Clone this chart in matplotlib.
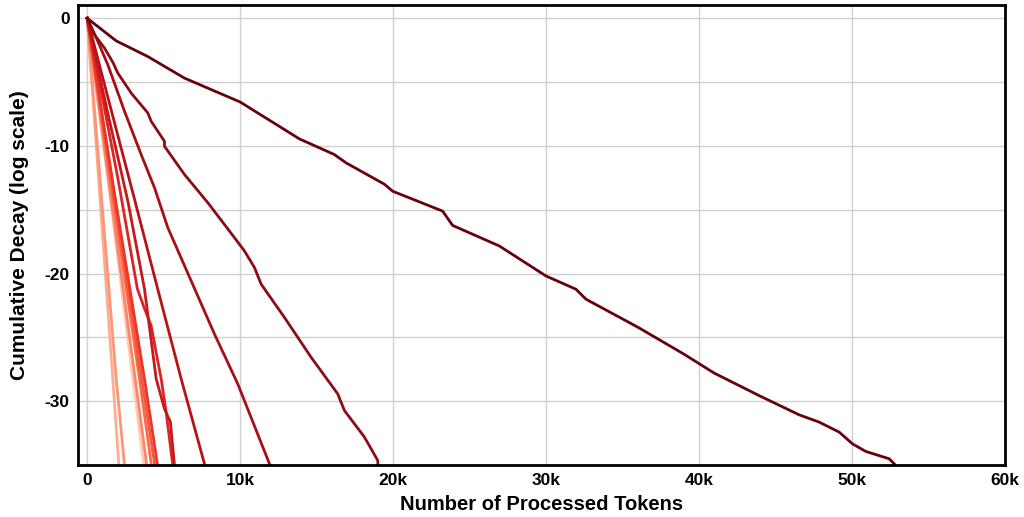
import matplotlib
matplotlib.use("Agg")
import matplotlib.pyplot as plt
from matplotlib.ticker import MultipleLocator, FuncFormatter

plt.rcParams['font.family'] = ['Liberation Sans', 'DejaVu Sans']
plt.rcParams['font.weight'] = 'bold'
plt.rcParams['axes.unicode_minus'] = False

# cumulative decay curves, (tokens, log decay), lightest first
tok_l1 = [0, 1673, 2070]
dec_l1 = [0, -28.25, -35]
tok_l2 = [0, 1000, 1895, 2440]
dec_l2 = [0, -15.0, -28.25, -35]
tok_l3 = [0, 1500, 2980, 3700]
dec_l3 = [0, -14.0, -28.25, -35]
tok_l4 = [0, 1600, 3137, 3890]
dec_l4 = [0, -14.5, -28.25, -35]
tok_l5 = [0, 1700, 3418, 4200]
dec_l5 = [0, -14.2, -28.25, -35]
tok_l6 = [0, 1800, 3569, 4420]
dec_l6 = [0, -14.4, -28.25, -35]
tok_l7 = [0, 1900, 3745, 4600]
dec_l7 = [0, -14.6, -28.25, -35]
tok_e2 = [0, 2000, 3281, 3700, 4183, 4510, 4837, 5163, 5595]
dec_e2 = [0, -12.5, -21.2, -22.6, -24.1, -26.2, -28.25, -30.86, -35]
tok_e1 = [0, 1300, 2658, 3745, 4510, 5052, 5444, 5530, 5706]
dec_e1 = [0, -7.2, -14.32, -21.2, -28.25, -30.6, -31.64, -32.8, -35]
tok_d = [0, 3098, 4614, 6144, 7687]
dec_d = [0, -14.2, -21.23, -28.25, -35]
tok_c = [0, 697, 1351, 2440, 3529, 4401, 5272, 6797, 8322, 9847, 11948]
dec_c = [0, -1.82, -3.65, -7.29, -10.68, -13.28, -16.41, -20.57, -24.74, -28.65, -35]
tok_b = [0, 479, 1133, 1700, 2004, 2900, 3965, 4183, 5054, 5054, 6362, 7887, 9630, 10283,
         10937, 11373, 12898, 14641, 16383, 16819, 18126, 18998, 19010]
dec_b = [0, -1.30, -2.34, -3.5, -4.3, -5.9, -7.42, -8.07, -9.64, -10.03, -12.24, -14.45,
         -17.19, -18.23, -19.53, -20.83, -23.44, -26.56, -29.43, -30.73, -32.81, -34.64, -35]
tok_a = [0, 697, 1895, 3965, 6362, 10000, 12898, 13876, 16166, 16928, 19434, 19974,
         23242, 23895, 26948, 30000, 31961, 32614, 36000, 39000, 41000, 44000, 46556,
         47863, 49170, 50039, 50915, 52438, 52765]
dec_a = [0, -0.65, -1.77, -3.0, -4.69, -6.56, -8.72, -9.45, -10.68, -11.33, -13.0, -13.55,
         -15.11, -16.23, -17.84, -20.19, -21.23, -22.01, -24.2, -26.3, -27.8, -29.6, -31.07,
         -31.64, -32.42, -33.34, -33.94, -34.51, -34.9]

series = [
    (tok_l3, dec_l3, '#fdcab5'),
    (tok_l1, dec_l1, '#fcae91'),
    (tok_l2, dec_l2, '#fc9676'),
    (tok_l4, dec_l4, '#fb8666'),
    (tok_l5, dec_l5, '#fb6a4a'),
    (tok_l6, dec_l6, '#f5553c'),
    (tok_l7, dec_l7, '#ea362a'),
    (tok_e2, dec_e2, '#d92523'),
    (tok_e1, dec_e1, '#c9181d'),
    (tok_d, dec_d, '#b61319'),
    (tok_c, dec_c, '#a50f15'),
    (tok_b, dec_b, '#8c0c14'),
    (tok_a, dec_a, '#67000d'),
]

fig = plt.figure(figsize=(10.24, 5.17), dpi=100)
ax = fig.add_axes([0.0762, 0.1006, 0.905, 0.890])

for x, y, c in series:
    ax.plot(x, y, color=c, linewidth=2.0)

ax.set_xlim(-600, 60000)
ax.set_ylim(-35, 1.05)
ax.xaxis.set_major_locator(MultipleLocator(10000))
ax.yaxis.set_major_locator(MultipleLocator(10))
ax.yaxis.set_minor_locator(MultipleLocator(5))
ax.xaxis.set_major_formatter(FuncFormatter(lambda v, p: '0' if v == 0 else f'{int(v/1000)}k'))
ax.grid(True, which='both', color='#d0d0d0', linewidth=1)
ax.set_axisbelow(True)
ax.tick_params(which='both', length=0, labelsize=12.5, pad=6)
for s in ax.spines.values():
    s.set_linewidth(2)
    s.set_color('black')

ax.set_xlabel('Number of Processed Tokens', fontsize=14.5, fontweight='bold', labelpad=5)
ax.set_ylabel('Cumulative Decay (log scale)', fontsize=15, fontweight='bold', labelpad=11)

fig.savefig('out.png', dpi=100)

------------------------------------------------------------

# Written exercise
Each line of the data is to be duplicated exactly; pictures stay out of the copy.

# Full output
Clone this chart in matplotlib.
import matplotlib
matplotlib.use("Agg")
import matplotlib.pyplot as plt
from matplotlib.ticker import MultipleLocator, FuncFormatter

plt.rcParams['font.family'] = ['Liberation Sans', 'DejaVu Sans']
plt.rcParams['font.weight'] = 'bold'
plt.rcParams['axes.unicode_minus'] = False

# cumulative decay curves, (tokens, log decay), lightest first
tok_l1 = [0, 1673, 2070]
dec_l1 = [0, -28.25, -35]
tok_l2 = [0, 1000, 1895, 2440]
dec_l2 = [0, -15.0, -28.25, -35]
tok_l3 = [0, 1500, 2980, 3700]
dec_l3 = [0, -14.0, -28.25, -35]
tok_l4 = [0, 1600, 3137, 3890]
dec_l4 = [0, -14.5, -28.25, -35]
tok_l5 = [0, 1700, 3418, 4200]
dec_l5 = [0, -14.2, -28.25, -35]
tok_l6 = [0, 1800, 3569, 4420]
dec_l6 = [0, -14.4, -28.25, -35]
tok_l7 = [0, 1900, 3745, 4600]
dec_l7 = [0, -14.6, -28.25, -35]
tok_e2 = [0, 2000, 3281, 3700, 4183, 4510, 4837, 5163, 5595]
dec_e2 = [0, -12.5, -21.2, -22.6, -24.1, -26.2, -28.25, -30.86, -35]
tok_e1 = [0, 1300, 2658, 3745, 4510, 5052, 5444, 5530, 5706]
dec_e1 = [0, -7.2, -14.32, -21.2, -28.25, -30.6, -31.64, -32.8, -35]
tok_d = [0, 3098, 4614, 6144, 7687]
dec_d = [0, -14.2, -21.23, -28.25, -35]
tok_c = [0, 697, 1351, 2440, 3529, 4401, 5272, 6797, 8322, 9847, 11948]
dec_c = [0, -1.82, -3.65, -7.29, -10.68, -13.28, -16.41, -20.57, -24.74, -28.65, -35]
tok_b = [0, 479, 1133, 1700, 2004, 2900, 3965, 4183, 5054, 5054, 6362, 7887, 9630, 10283,
         10937, 11373, 12898, 14641, 16383, 16819, 18126, 18998, 19010]
dec_b = [0, -1.30, -2.34, -3.5, -4.3, -5.9, -7.42, -8.07, -9.64, -10.03, -12.24, -14.45,
         -17.19, -18.23, -19.53, -20.83, -23.44, -26.56, -29.43, -30.73, -32.81, -34.64, -35]
tok_a = [0, 697, 1895, 3965, 6362, 10000, 12898, 13876, 16166, 16928, 19434, 19974,
         23242, 23895, 26948, 30000, 31961, 32614, 36000, 39000, 41000, 44000, 46556,
         47863, 49170, 50039, 50915, 52438, 52765]
dec_a = [0, -0.65, -1.77, -3.0, -4.69, -6.56, -8.72, -9.45, -10.68, -11.33, -13.0, -13.55,
         -15.11, -16.23, -17.84, -20.19, -21.23, -22.01, -24.2, -26.3, -27.8, -29.6, -31.07,
         -31.64, -32.42, -33.34, -33.94, -34.51, -34.9]

series = [
    (tok_l3, dec_l3, '#fdcab5'),
    (tok_l1, dec_l1, '#fcae91'),
    (tok_l2, dec_l2, '#fc9676'),
    (tok_l4, dec_l4, '#fb8666'),
    (tok_l5, dec_l5, '#fb6a4a'),
    (tok_l6, dec_l6, '#f5553c'),
    (tok_l7, dec_l7, '#ea362a'),
    (tok_e2, dec_e2, '#d92523'),
    (tok_e1, dec_e1, '#c9181d'),
    (tok_d, dec_d, '#b61319'),
    (tok_c, dec_c, '#a50f15'),
    (tok_b, dec_b, '#8c0c14'),
    (tok_a, dec_a, '#67000d'),
]

fig = plt.figure(figsize=(10.24, 5.17), dpi=100)
ax = fig.add_axes([0.0762, 0.1006, 0.905, 0.890])

for x, y, c in series:
    ax.plot(x, y, color=c, linewidth=2.0)

ax.set_xlim(-600, 60000)
ax.set_ylim(-35, 1.05)
ax.xaxis.set_major_locator(MultipleLocator(10000))
ax.yaxis.set_major_locator(MultipleLocator(10))
ax.yaxis.set_minor_locator(MultipleLocator(5))
ax.xaxis.set_major_formatter(FuncFormatter(lambda v, p: '0' if v == 0 else f'{int(v/1000)}k'))
ax.grid(True, which='both', color='#d0d0d0', linewidth=1)
ax.set_axisbelow(True)
ax.tick_params(which='both', length=0, labelsize=12.5, pad=6)
for s in ax.spines.values():
    s.set_linewidth(2)
    s.set_color('black')

ax.set_xlabel('Number of Processed Tokens', fontsize=14.5, fontweight='bold', labelpad=5)
ax.set_ylabel('Cumulative Decay (log scale)', fontsize=15, fontweight='bold', labelpad=11)

fig.savefig('out.png', dpi=100)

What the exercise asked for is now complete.